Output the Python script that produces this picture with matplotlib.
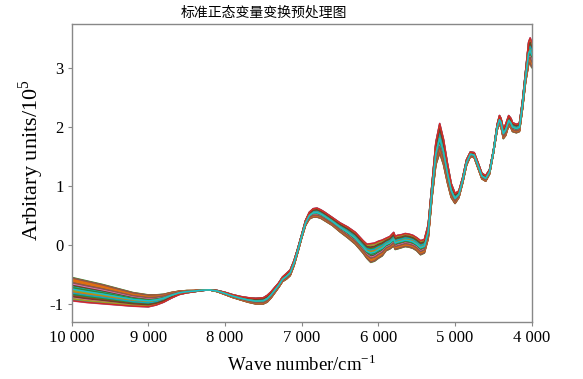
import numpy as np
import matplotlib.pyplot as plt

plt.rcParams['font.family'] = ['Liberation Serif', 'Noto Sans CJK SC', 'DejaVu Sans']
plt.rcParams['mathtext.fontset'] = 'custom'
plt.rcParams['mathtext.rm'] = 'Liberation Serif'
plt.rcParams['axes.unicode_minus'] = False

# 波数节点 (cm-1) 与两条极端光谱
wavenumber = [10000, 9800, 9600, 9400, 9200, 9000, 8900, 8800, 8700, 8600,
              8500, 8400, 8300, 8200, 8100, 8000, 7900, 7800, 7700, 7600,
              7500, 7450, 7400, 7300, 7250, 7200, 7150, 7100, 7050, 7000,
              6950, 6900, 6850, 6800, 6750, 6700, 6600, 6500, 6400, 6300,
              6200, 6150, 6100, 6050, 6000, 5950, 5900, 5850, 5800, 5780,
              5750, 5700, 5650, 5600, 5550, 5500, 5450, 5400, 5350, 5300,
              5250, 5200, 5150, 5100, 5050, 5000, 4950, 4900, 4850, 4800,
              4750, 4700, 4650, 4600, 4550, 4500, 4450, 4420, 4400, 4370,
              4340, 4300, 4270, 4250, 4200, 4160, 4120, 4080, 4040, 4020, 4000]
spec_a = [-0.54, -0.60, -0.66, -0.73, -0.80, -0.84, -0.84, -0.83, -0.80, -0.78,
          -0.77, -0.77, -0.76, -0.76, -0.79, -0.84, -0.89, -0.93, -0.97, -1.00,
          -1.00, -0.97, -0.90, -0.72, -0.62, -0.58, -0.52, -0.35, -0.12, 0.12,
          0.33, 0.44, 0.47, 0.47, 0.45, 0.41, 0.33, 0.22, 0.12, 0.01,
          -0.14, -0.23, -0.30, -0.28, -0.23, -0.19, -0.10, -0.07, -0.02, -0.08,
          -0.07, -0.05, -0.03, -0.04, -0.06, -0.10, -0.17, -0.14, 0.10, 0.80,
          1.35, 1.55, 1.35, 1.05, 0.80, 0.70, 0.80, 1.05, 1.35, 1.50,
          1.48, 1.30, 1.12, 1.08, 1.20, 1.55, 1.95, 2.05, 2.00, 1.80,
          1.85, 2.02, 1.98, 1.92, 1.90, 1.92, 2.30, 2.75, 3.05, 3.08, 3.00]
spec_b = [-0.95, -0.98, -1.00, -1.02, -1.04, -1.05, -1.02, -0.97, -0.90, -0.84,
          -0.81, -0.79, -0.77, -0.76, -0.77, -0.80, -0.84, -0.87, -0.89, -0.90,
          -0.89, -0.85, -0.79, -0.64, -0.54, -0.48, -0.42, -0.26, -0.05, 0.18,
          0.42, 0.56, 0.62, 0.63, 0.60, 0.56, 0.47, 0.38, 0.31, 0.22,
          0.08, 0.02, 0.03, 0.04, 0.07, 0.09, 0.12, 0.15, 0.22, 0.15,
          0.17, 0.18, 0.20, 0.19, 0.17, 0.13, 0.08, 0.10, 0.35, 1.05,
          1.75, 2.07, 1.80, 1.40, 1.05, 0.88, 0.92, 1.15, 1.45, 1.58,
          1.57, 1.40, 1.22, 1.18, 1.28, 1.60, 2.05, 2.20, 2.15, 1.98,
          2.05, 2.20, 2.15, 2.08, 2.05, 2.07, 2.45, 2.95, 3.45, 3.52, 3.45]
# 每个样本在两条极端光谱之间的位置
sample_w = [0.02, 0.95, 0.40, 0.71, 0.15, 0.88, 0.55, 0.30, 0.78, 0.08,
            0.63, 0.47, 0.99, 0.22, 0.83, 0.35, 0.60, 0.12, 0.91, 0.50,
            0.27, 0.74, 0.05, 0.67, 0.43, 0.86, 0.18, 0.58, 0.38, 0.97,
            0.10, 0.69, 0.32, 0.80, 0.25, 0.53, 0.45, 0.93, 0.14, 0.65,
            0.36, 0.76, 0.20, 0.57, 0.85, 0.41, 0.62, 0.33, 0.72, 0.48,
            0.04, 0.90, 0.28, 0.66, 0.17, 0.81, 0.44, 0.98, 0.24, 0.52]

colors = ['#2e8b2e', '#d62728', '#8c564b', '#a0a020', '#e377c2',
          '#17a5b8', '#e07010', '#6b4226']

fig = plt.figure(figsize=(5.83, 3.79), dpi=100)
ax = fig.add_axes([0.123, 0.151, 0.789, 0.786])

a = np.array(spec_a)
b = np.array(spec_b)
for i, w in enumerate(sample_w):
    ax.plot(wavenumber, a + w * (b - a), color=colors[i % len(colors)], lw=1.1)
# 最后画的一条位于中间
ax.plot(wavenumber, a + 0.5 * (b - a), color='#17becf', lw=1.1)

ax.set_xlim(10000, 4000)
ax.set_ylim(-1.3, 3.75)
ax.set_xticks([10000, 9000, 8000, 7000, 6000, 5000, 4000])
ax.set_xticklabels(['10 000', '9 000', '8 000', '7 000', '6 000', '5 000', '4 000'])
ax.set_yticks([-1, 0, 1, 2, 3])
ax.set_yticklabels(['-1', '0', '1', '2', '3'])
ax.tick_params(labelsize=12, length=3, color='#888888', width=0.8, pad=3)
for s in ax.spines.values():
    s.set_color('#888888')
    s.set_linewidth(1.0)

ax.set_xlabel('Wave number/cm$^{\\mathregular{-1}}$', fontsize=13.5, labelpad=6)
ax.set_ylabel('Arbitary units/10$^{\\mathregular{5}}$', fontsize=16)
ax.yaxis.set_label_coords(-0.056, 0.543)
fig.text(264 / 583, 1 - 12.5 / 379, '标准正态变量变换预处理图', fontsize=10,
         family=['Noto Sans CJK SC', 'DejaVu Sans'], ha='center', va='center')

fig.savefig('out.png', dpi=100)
* * *
■ **Your goal**
Everything from the first line to the line with "plt.rcParams['axes.unicode_minus'] = False" must be repeated exactly, and nothing else. Leave the pictures out.

■ **Solution for this problem**
Output the Python script that produces this picture with matplotlib.
import numpy as np
import matplotlib.pyplot as plt

plt.rcParams['font.family'] = ['Liberation Serif', 'Noto Sans CJK SC', 'DejaVu Sans']
plt.rcParams['mathtext.fontset'] = 'custom'
plt.rcParams['mathtext.rm'] = 'Liberation Serif'
plt.rcParams['axes.unicode_minus'] = False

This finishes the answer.